Set problem: Nothing but the lines from the line with "Recreate this image" to the line with "(seleccionarlbl) at ([xshift=9pt,yshift=-27pt]seleccionar.north)", both included, is to be repeated, and those exactly. Leave out the pictures.

Records for the task:
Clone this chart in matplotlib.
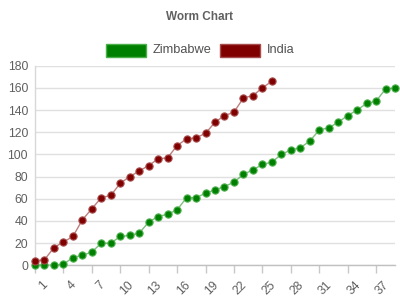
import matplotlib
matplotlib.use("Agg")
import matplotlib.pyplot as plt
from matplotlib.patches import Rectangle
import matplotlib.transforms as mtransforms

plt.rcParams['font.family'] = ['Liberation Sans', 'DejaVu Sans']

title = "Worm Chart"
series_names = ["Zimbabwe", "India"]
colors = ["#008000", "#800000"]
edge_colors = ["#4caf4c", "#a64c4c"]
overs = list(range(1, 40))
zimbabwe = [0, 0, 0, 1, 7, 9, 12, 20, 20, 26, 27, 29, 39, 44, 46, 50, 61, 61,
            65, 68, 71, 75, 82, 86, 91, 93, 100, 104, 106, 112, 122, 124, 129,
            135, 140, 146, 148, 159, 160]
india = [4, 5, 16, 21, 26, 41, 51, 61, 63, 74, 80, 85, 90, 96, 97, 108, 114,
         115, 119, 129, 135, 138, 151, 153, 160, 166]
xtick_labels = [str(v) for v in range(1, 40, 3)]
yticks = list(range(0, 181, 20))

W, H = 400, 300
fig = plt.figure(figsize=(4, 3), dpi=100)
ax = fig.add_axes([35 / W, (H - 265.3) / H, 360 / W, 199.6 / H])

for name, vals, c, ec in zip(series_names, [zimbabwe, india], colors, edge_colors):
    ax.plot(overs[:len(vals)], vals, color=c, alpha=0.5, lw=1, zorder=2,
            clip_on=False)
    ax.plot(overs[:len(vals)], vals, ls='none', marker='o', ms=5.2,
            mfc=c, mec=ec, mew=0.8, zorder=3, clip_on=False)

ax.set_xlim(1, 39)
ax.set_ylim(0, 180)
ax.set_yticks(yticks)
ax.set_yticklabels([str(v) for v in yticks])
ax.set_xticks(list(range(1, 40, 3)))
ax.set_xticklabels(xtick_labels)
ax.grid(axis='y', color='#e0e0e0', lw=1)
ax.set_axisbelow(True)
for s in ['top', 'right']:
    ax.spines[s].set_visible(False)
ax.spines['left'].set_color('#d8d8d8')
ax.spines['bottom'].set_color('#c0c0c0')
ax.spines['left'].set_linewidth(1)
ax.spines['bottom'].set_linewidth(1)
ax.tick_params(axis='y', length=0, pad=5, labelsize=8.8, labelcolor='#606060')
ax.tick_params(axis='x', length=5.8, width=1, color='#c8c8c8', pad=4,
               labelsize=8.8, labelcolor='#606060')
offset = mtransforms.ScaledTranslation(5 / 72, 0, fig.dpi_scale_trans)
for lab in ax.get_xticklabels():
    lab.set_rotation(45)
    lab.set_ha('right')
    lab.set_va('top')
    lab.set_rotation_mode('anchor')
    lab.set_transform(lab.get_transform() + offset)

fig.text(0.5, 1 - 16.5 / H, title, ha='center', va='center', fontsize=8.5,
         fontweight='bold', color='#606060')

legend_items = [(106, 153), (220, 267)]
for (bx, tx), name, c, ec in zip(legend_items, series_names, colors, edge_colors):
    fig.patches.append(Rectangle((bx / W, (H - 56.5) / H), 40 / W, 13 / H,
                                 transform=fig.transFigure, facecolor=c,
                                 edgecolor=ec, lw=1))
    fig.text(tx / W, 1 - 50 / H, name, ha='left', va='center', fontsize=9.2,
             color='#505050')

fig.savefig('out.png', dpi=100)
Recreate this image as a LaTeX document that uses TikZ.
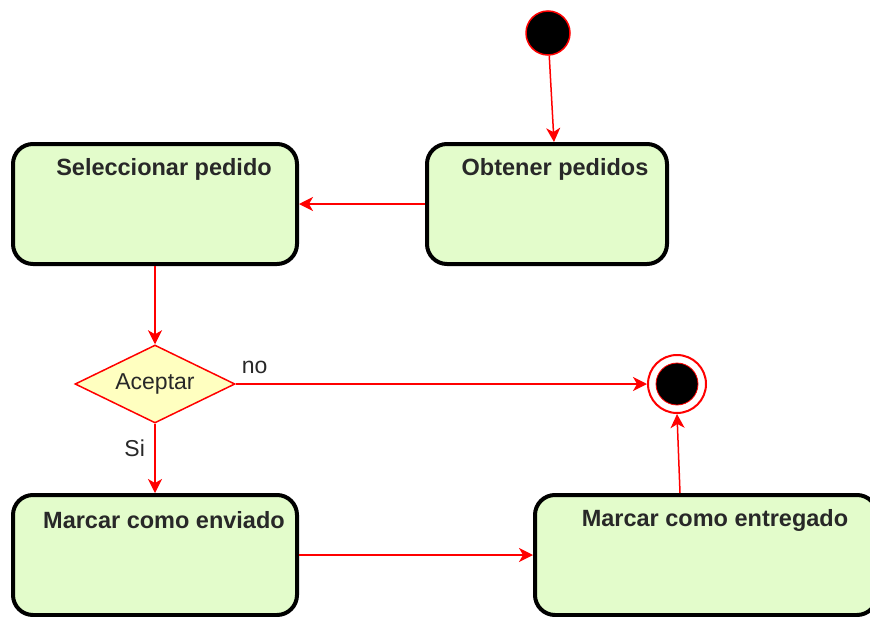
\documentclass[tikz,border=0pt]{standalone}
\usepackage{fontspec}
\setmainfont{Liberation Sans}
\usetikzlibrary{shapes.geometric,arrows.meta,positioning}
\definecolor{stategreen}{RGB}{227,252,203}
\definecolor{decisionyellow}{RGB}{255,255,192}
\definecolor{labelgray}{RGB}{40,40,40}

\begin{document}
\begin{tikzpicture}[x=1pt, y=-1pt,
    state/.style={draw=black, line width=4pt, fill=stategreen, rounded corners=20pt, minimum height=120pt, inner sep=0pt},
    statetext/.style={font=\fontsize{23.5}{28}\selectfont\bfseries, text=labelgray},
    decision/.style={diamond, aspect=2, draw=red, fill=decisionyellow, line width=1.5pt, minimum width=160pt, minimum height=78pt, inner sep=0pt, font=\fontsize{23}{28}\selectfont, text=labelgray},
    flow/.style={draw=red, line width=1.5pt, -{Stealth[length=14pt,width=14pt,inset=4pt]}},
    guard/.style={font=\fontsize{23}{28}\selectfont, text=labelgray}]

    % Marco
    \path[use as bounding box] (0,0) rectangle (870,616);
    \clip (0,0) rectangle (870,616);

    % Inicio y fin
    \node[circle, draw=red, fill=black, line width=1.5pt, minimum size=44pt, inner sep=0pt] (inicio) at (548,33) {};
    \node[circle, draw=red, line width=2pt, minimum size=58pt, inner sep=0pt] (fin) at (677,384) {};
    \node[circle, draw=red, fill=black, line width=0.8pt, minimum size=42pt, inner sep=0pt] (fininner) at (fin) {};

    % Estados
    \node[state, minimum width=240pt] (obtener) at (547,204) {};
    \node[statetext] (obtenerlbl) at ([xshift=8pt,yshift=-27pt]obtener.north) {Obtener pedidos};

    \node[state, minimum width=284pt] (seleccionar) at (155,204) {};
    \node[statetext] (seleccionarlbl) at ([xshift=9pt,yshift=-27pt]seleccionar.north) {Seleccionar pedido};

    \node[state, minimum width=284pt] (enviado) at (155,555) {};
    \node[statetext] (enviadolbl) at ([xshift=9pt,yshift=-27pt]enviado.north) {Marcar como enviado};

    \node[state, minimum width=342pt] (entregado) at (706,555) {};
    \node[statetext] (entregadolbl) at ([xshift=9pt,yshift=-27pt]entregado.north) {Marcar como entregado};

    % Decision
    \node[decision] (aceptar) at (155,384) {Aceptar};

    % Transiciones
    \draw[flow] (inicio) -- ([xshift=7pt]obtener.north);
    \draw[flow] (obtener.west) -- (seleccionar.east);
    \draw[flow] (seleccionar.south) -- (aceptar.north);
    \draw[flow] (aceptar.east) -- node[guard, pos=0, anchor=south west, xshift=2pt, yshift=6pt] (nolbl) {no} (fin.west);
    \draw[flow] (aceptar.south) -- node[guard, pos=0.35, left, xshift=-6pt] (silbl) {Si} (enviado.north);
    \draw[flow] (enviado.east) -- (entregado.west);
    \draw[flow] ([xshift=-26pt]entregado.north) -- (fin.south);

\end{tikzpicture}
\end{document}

Output:
Recreate this image as a LaTeX document that uses TikZ.
\documentclass[tikz,border=0pt]{standalone}
\usepackage{fontspec}
\setmainfont{Liberation Sans}
\usetikzlibrary{shapes.geometric,arrows.meta,positioning}
\definecolor{stategreen}{RGB}{227,252,203}
\definecolor{decisionyellow}{RGB}{255,255,192}
\definecolor{labelgray}{RGB}{40,40,40}

\begin{document}
\begin{tikzpicture}[x=1pt, y=-1pt,
    state/.style={draw=black, line width=4pt, fill=stategreen, rounded corners=20pt, minimum height=120pt, inner sep=0pt},
    statetext/.style={font=\fontsize{23.5}{28}\selectfont\bfseries, text=labelgray},
    decision/.style={diamond, aspect=2, draw=red, fill=decisionyellow, line width=1.5pt, minimum width=160pt, minimum height=78pt, inner sep=0pt, font=\fontsize{23}{28}\selectfont, text=labelgray},
    flow/.style={draw=red, line width=1.5pt, -{Stealth[length=14pt,width=14pt,inset=4pt]}},
    guard/.style={font=\fontsize{23}{28}\selectfont, text=labelgray}]

    % Marco
    \path[use as bounding box] (0,0) rectangle (870,616);
    \clip (0,0) rectangle (870,616);

    % Inicio y fin
    \node[circle, draw=red, fill=black, line width=1.5pt, minimum size=44pt, inner sep=0pt] (inicio) at (548,33) {};
    \node[circle, draw=red, line width=2pt, minimum size=58pt, inner sep=0pt] (fin) at (677,384) {};
    \node[circle, draw=red, fill=black, line width=0.8pt, minimum size=42pt, inner sep=0pt] (fininner) at (fin) {};

    % Estados
    \node[state, minimum width=240pt] (obtener) at (547,204) {};
    \node[statetext] (obtenerlbl) at ([xshift=8pt,yshift=-27pt]obtener.north) {Obtener pedidos};

    \node[state, minimum width=284pt] (seleccionar) at (155,204) {};
    \node[statetext] (seleccionarlbl) at ([xshift=9pt,yshift=-27pt]seleccionar.north) {Seleccionar pedido};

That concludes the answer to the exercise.